Another reason not to cut all of the large bottom leaves off of your basil is that those leaves are absorbing a lot of sunlight to help the plant grow. Remove them, and you may weaken the basil plant.

Pruning basil happens mostly in the top 1/2 to 1/3 of the basil plant. You’ll leave the bottom leaf growth and look another set of leaves up the stem to find a pruning location. You’ll prune the middle basil stem right above where the side leaves and baby leaves are extending at that second level.
Pruning can be done with shears, clippers, or (in a pinch) your thumb and fingernail. We actually do a lot of finger pinching on our basil plants and we find that it works just fine to encourage more growth.

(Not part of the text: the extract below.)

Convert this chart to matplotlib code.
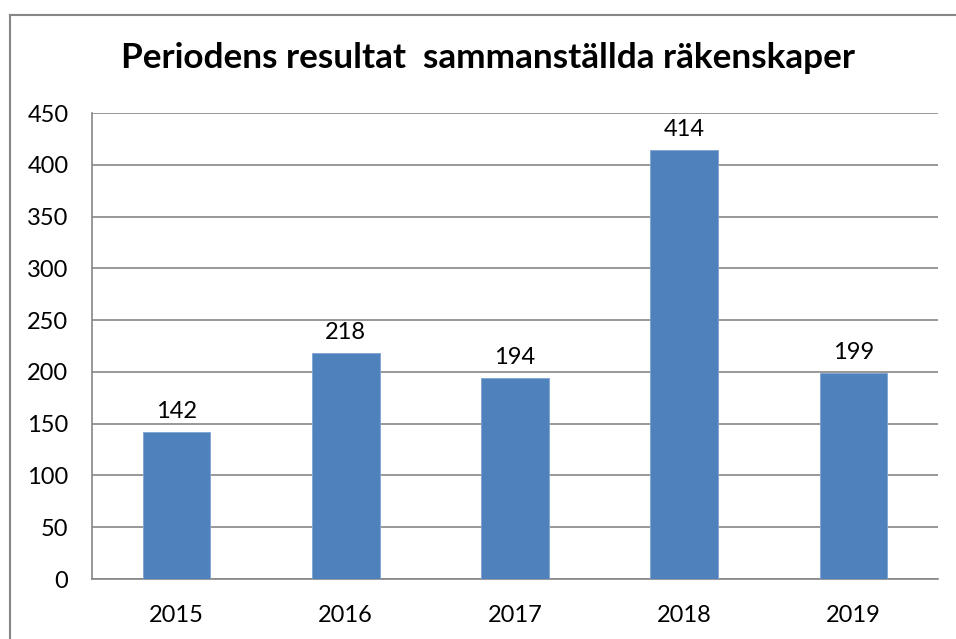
import matplotlib
matplotlib.use("Agg")
import matplotlib.pyplot as plt
from matplotlib.lines import Line2D

years = ["2015", "2016", "2017", "2018", "2019"]
values = [142, 218, 194, 414, 199]
yticks = [0, 50, 100, 150, 200, 250, 300, 350, 400, 450]

BAR, GRID, TXT = "#4f81bd", "#868686", "#000000"
plt.rcParams["font.family"] = ["Lato", "DejaVu Sans"]

W, H = 956, 639
fig = plt.figure(figsize=(W / 100, H / 100), dpi=100)
ax = fig.add_axes([92 / W, 1 - 579 / H, (938 - 92) / W, (579 - 113) / H])

x = range(len(years))
ax.bar(x, values, width=0.4, color=BAR, edgecolor="#7fa3d3", linewidth=0.6, zorder=3)
for xi, v in zip(x, values):
    ax.text(xi, v + 10, str(v), ha="center", va="bottom", fontsize=17, color=TXT)

ax.set_xlim(-0.5, len(years) - 0.5)
ax.set_ylim(0, 450)
ax.set_yticks(yticks)
ax.set_xticks(list(x))
ax.set_xticklabels(years)
ax.tick_params(length=0, labelsize=17, colors=TXT)
ax.tick_params(axis="y", pad=17)
ax.tick_params(axis="x", pad=19)
ax.yaxis.grid(True, color=GRID, linewidth=1.2, zorder=0)
for s in ("top", "right"):
    ax.spines[s].set_visible(False)
for s in ("left", "bottom"):
    ax.spines[s].set_color(GRID)
    ax.spines[s].set_linewidth(1.2)

fig.text(488 / W, 1 - 58 / H, "Periodens resultat  sammanställda räkenskaper",
         ha="center", va="center", fontsize=25.3, fontweight="bold", color=TXT)

# outer chart frame (top and left edges visible)
fig.add_artist(Line2D([10 / W, 10 / W], [0, 1 - 15 / H], transform=fig.transFigure,
                      color=GRID, linewidth=1.5))
fig.add_artist(Line2D([10 / W, 1], [1 - 15 / H, 1 - 15 / H], transform=fig.transFigure,
                      color=GRID, linewidth=1.5))

fig.savefig("out.png", dpi=100)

After you prune from that spot on your basil stem, two new branches will emerge from where you pruned! They’ll grow out to the side, and essentially double your stem. Keep doing this, and you multiply your basil harvest over and over again!
We have been known to end up with a basil “bush” that is two feet or more in diameter using this method. Given that we started with one basil seed in a small pot in our seed starting room, this is an amazing return on investment!
How Often should you Prune Basil? and How Much Basil can you Prune at Once?
How often to prune basil depends a bit upon how fast your basil plant is growing. But in general, you can prune basil as much as you want as long as you keep the lower stems and leaves intact and only take from above the next level of leaf growth.
We find that once basil has grown to a bush-like size, we often need to prune once or twice a week. Pruning twice at week can spread out the harvest so that you don’t end up with too much basil to use at once.
Enjoy your freshly harvested basil with tomatoes and mozzarella for an amazing Caprese Salad, or puree it into a pesto that can be frozen for future use! To store your basil over a few days, pop the longer basil stems into a cup full of water and keep it on the counter.

Tips on basil pruning much appreciated. One topic I almost never see addressed by anybody is how”golden-agers” can keep gardening-other than 2-foot high raised beds. I’m 80 as of this week…have less bendability than I used to…and access to a small garden plot at the 55+ residence I’ve recently moved to. Suggestions for tools/techniques for us ‘less-agile’ seniors would be appreciated. Thanks.
Thanks for your comment and question! I’m a bit less agile too, due to chronic pain. I carry my tools (and my harvests) in a repurposed kids Radio Flyer Wagon that I can pull behind me instead of lifting. I also rely heavily on mulching right from the beginning of the season because the mulch around my plants discourages weeds (so I don’t have to bend over to weed!). And, I keep my expectations for perfection in check. Some days I just can’t get out there to harvest and I just accept that and hope for the best the next day.
Sheet mulch gardening might be a great option for you to keep the weeds down!